Attorney General James has been investigating nursing homes throughout New York state based on concerns of patient neglect and other conduct that may have jeopardized the health and safety of residents and employees, both before and during the COVID-19 pandemic. In January 2021, Attorney General James released a report revealing that many nursing homes were ill-equipped and ill-prepared to deal with the pandemic crisis because of poor staffing levels and a lack of compliance with infection control protocols. Earlier this week, Attorney General James sued Fulton Commons nursing home for financial fraud and resident neglect. Last month, Attorney General James filed a lawsuit against The Villages of Orleans Health and Rehabilitation Center, a nursing home in Albion, New York, for years of financial fraud that resulted in significant resident neglect and harm. These lawsuits are a direct result of OAG’s nursing home investigations, which are ongoing.
Attorney General James encourages anyone with information or concerns about alarming nursing home conditions, or resident abuse or neglect to file a confidential complaint online or call the MFCU hotline at (833) 249-8499.
The investigation was conducted by a multi-disciplinary team from the Medicaid Fraud Control Unit, including Assistant Attorneys General Christina Pinnola, Karen McDonald, Anthony I. Giacobbe, Jr., and Brian Steinwascher; Medical Analyst Mary Conway, RN; Detective Supervisors Ronald Lynch and Luis Nieves, Detectives Ryan Ricker, Patrick Lubin, Robert Hatt, Dawn Scandaliato, Thomas Bolen, and Michael McNally, supervised by Deputy Chiefs William Falk and Kenneth Morgan; Auditor-Investigators Alexa Policano, David Stringer, and Brenna Magruder, Sr. Auditor-Invs. Patrick Beltrani and Michelle George, Principal Auditor-Inv. MaryAnn Carney, and Regional Chief Auditor Gretchen Hugh; Lead Data Scientist Si Lok Chao, Sr. Research Analyst Cally Connelly, and RA Elise Roche, with Confidential Systems Analysts Doreen Lankowicz and Anil Varghese; and Legal Support Analyst Anne Liptak. The investigative teams were supervised by Regional Director Veronica Bindrim-MacDevitt, Chief of Civil Enforcement Alee N. Scott and Chief of Criminal Investigations Thomas O’Hanlon. MFCU is led by Director Amy Held and Assistant Deputy Attorney General Paul J. Mahoney. MFCU is a part of the Division for Criminal Justice, which is led by Chief Deputy Attorney General José Maldonado and overseen by First Deputy Attorney General Jennifer Levy.
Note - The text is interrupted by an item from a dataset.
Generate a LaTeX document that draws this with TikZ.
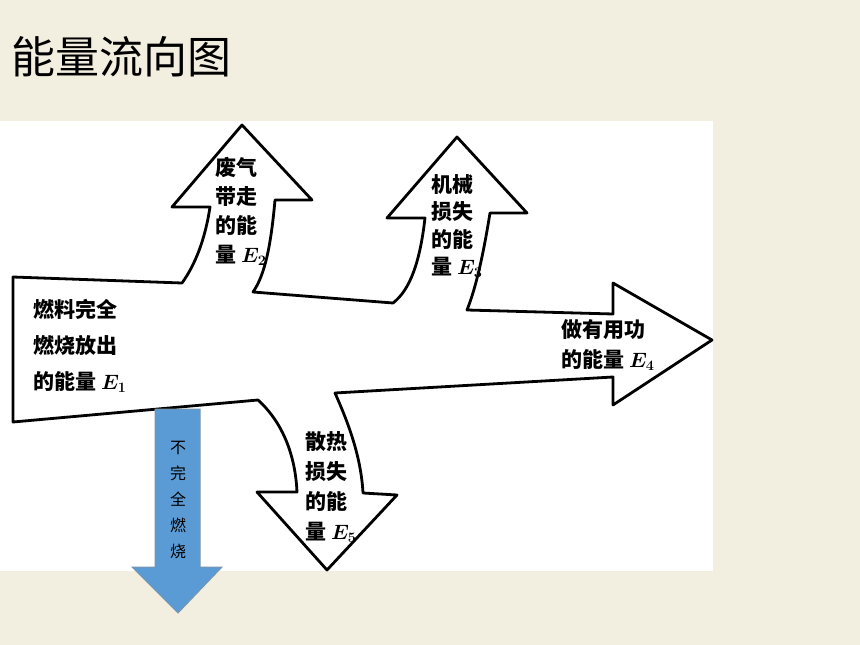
\documentclass[tikz,border=0pt]{standalone}
\usepackage{fontspec}
\newfontfamily\cjk{Noto Sans CJK SC}
\definecolor{bgcream}{RGB}{243,239,224}
\definecolor{arrowblue}{RGB}{91,155,213}
\definecolor{arrowedge}{RGB}{120,150,172}
\tikzset{
  flowline/.style={draw=black,line width=2.8pt,line join=round,fill=white},
  lbl/.style={inner sep=0pt,align=left,anchor=west,text=black,font=\cjk\bfseries\boldmath\fontsize{21}{29}\selectfont},
}
\begin{document}
\begin{tikzpicture}[x=1pt,y=-1pt]
\useasboundingbox (0,0) rectangle (860,645);
\fill[bgcream] (0,0) rectangle (860,645);
\fill[white] (0,121) rectangle (713,571);
% title
\node[anchor=west,inner sep=0pt,font=\cjk\fontsize{44}{44}\selectfont] (title) at (11,57) {能量流向图};
% energy flow outline
\path[flowline] (13,277) -- (182,283)
  .. controls (195,265) and (205,240) .. (210,207)
  -- (172,207) -- (242,125) -- (312,200) -- (275,200)
  .. controls (271,245) and (265,275) .. (253,292)
  -- (393,303)
  .. controls (410,290) and (420,262) .. (425,218)
  -- (387,218) -- (457,137) -- (527,213) -- (490,213)
  .. controls (484,250) and (477,285) .. (467,310)
  -- (613,314) -- (613,283) -- (712,340) -- (613,405) -- (613,377)
  -- (335,393)
  .. controls (347,420) and (361,455) .. (363,493)
  -- (397,495) -- (327,570) -- (257,492) -- (297,492)
  .. controls (295,448) and (278,418) .. (258,400)
  -- (13,422) -- cycle;
% labels
\node[lbl,font=\cjk\bfseries\boldmath\fontsize{21}{36}\selectfont] (e1) at (33,346) {燃料完全\\燃烧放出\\的能量 $E_1$};
\node[lbl] (e2) at (215,211) {废气\\带走\\的能\\量 $E_2$};
\node[lbl,font=\cjk\bfseries\boldmath\fontsize{21}{27.5}\selectfont] (e3) at (431,226) {机械\\损失\\的能\\量 $E_3$};
\node[lbl,font=\cjk\bfseries\boldmath\fontsize{21}{30}\selectfont] (e4) at (561,345) {做有用功\\的能量 $E_4$};
\node[lbl,font=\cjk\bfseries\boldmath\fontsize{21}{30}\selectfont] (e5) at (305,487) {散热\\损失\\的能\\量 $E_5$};
% blue arrow
\path[fill=arrowblue,draw=arrowedge,line width=1pt] (155,409) -- (200,409) -- (200,567) -- (222,567) -- (178,613) -- (132,567) -- (155,567) -- cycle;
\node[inner sep=0pt,align=center,font=\cjk\fontsize{16}{26}\selectfont] (incomplete) at (178,500) {不\\完\\全\\燃\\烧};
\end{tikzpicture}
\end{document}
Attorney General James thanks the New York State Department of Health and Commissioner Mary T. Bassett, M.D.; and the United States Department of Health and Human Services, Office of the Inspector General, Assistant Special Agent-in-Charge Elysia Doherty.
MFCU’s total funding for federal fiscal year (FY) 2023 is $65,717,936. Of that total, 75 percent, or $49,288,452, is awarded under a grant from the U.S. Department of Health and Human Services. The remaining 25 percent, totaling $16,429,484 for FY 2023, is funded by New York state. Through MFCU’s recoveries in law enforcement actions, it regularly returns more to the state than it receives in state funding.